### WHAT TO PRODUCE
Retype these lines and no others: the line holding "Rebuild this chart", the line holding "250, 251, 252]", and all lines between them. Pictures stay out.

### MATERIAL FOR THIS EXERCISE
---*---
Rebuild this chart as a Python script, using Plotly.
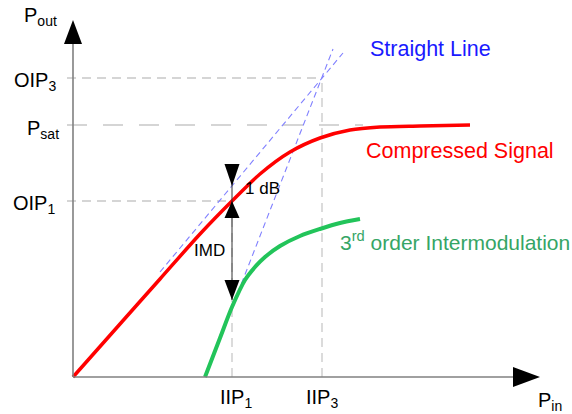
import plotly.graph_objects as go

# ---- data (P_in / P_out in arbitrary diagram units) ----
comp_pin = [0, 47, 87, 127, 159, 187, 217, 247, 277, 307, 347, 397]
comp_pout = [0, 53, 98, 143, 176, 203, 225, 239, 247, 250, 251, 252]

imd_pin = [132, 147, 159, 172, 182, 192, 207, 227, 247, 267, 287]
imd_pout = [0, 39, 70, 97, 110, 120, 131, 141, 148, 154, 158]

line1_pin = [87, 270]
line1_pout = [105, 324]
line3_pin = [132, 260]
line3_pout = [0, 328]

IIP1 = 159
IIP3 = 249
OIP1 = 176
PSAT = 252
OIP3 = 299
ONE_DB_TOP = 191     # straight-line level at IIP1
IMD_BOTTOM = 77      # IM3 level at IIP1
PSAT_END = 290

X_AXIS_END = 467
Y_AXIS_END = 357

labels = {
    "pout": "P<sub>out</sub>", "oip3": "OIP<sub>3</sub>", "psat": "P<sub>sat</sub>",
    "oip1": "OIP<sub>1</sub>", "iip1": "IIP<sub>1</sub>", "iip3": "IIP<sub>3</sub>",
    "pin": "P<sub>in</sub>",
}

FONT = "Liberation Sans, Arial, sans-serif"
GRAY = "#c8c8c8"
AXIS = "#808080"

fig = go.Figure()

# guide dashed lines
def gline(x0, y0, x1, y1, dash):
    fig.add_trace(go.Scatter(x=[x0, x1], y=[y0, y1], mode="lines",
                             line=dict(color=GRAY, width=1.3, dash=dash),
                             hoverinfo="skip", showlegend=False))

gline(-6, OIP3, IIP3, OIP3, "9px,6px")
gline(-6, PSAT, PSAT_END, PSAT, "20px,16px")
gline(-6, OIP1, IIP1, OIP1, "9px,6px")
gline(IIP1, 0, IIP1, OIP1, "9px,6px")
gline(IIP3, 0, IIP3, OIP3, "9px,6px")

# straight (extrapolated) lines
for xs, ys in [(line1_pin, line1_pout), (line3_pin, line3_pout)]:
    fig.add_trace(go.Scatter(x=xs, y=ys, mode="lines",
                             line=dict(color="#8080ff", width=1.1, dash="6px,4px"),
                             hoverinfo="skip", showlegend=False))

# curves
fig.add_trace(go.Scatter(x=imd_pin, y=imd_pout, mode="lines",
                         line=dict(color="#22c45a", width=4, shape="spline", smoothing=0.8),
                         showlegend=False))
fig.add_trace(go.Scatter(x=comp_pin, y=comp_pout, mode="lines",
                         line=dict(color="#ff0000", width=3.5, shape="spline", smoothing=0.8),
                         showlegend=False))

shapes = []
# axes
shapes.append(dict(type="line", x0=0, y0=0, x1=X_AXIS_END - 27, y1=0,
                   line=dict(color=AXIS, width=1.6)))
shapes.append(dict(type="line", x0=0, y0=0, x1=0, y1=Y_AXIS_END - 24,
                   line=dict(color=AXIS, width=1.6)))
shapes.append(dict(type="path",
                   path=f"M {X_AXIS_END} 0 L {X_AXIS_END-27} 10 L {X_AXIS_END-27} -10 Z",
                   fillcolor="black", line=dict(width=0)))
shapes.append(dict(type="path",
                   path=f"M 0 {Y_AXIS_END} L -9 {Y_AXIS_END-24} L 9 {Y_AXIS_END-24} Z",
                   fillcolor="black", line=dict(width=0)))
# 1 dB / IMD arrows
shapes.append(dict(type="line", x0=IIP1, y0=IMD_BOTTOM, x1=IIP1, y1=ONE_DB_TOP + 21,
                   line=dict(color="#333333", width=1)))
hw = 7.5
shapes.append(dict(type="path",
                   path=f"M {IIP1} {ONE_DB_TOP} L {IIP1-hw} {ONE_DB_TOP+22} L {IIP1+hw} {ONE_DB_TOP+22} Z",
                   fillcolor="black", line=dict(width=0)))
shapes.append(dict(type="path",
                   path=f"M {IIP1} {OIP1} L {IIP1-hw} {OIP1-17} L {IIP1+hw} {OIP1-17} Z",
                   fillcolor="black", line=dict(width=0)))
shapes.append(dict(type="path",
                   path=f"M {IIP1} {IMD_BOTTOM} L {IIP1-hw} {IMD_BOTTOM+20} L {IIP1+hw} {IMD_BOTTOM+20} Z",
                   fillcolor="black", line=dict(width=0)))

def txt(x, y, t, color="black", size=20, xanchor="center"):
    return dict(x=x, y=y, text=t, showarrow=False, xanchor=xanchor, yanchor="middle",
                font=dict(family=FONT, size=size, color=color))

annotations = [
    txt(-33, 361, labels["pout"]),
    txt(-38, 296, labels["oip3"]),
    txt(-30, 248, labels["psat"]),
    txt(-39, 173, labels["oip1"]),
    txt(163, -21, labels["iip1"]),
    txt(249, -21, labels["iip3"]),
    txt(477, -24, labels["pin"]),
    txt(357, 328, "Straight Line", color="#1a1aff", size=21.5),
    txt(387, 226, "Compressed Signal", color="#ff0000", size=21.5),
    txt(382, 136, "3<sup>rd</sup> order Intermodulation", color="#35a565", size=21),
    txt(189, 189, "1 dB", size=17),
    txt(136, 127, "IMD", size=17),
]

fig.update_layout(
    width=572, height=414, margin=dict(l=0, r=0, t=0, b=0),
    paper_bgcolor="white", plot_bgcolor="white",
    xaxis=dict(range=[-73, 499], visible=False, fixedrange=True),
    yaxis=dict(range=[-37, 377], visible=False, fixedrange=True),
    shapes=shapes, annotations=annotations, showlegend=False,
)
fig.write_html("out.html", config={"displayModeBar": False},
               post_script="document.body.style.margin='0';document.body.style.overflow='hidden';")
---*---
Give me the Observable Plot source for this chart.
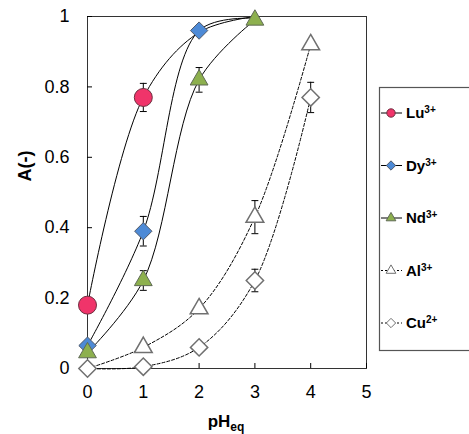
---*---
### TASK RESPONSE
Rebuild this chart as a Python script, using Plotly.
import plotly.graph_objects as go

# ---- data (P_in / P_out in arbitrary diagram units) ----
comp_pin = [0, 47, 87, 127, 159, 187, 217, 247, 277, 307, 347, 397]
comp_pout = [0, 53, 98, 143, 176, 203, 225, 239, 247, 250, 251, 252]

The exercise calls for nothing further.